2. Really frequent travellers are typically high-status members of multiple airlines and hotel programs.

They choose flights based on convenience and cost and then collect the points from whichever program is involved. Spending more loyalty privilege money on them is wasteful, an entitlement that does not change their behaviour. Competitive pressure makes a withdrawal from the status battle unwise.

3. Memberships or Clubs where tenure is a badge of honour, a thing of pride.

The motor clubs in Australia are good examples; Member meetings are contests of longevity ‘I have been an NRMA/ Melbourne Football Club member for 35 years!’ Churn risk for these emotionally invested members is related to poor service or lack of recognition, not discounts or privileges.

If spending history is not a reliable guide to future purchasing value, consider adopting a more robust predictive model. A range of analytical approaches will allow you to isolate and rank the customer behaviours that are the best predictors of future purchasing, the ‘drivers of value.’ These models also include measures of their accuracy. They include a range of attributes if they have predictive relevance. For example, products purchased, inter-purchase interval, method of payment, basket size, seasonality, purchasing frequency, member age and yes, accumulated value…

“Street-lighting” is a real danger in loyalty programs, because counting the sales of a member over time is easy. If it is not a good indicator of future member value however, it is just easy, not sensible.


A lady walks out of a restaurant in the evening and notices an inebriated man scanning the road under a streetlight, clearly looking for something and becoming increasingly agitated as he cannot find it.

“Can I help you find something?” she asks, “what have you lost?”

“I dropped my wallet,” mumbled the man.

“Did you drop it here?” she asks, puzzled that it is not visible in the pool of light.

“No,” says the man, “I dropped it over there,” pointing vaguely into the dark. “But the light is better here.

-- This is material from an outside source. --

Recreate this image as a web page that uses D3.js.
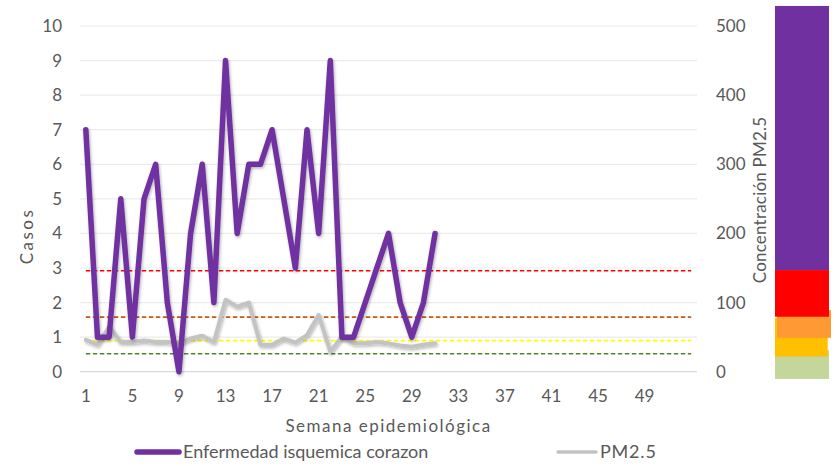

Undeniably, shiny high-status privileges encourage customers to enrol and engage in your program, so you need them as honeypots. But when you invest hard-earned marketing dollars in members with the objective to secure future sales and profit, use the best method of prediction available now, and that may no longer be how much they spent with us last year.

In infrequent, high-value categories, Automobiles specifically, there is a history worth considering.

Ford’s Model T and Model A made car ownership a mass-market proposition and a formidable sales hurdle for General Motors.

To compete successfully, GM tapped into consumer aspirations, they ‘sold the difference’ between cars on a ladder of status; cars are very visible symbols of status. Studebaker, Plymouth, Chevrolet, Dodge, and Buick were positioned as steps on the social aspiration ladder, with Cadillac at the peak.

Households traded up the ladder as they could and GM lapped Ford in sales. The cost of manufacturing a Chevrolet is the same as a Cadillac, but the profit to GM from a Caddie is many times higher.

‘Selling the difference’ has become a standard strategy as motor companies attempt to move customers up the prestige ladder to hold customers in the franchise. Toyota famously created a new brand, Lexus. VW has many brands and price points so that Polo drivers can move to Audi over time.

Sell the lifetime customer all six vehicles, but also make each one more prestigious and profitable than the one before.

If there is a single message from this discussion, it is to use the best predictor of future customer value available to govern the investments you make in securing customer loyalty. Sometimes that will be a Chairman’s Lounge, sometimes a better price and timetable. But measure effectiveness rigorously or risk investing in the wrong places.

Willy Sutton, the American gangster, put it well – ‘I rob banks because that’s where the money is.’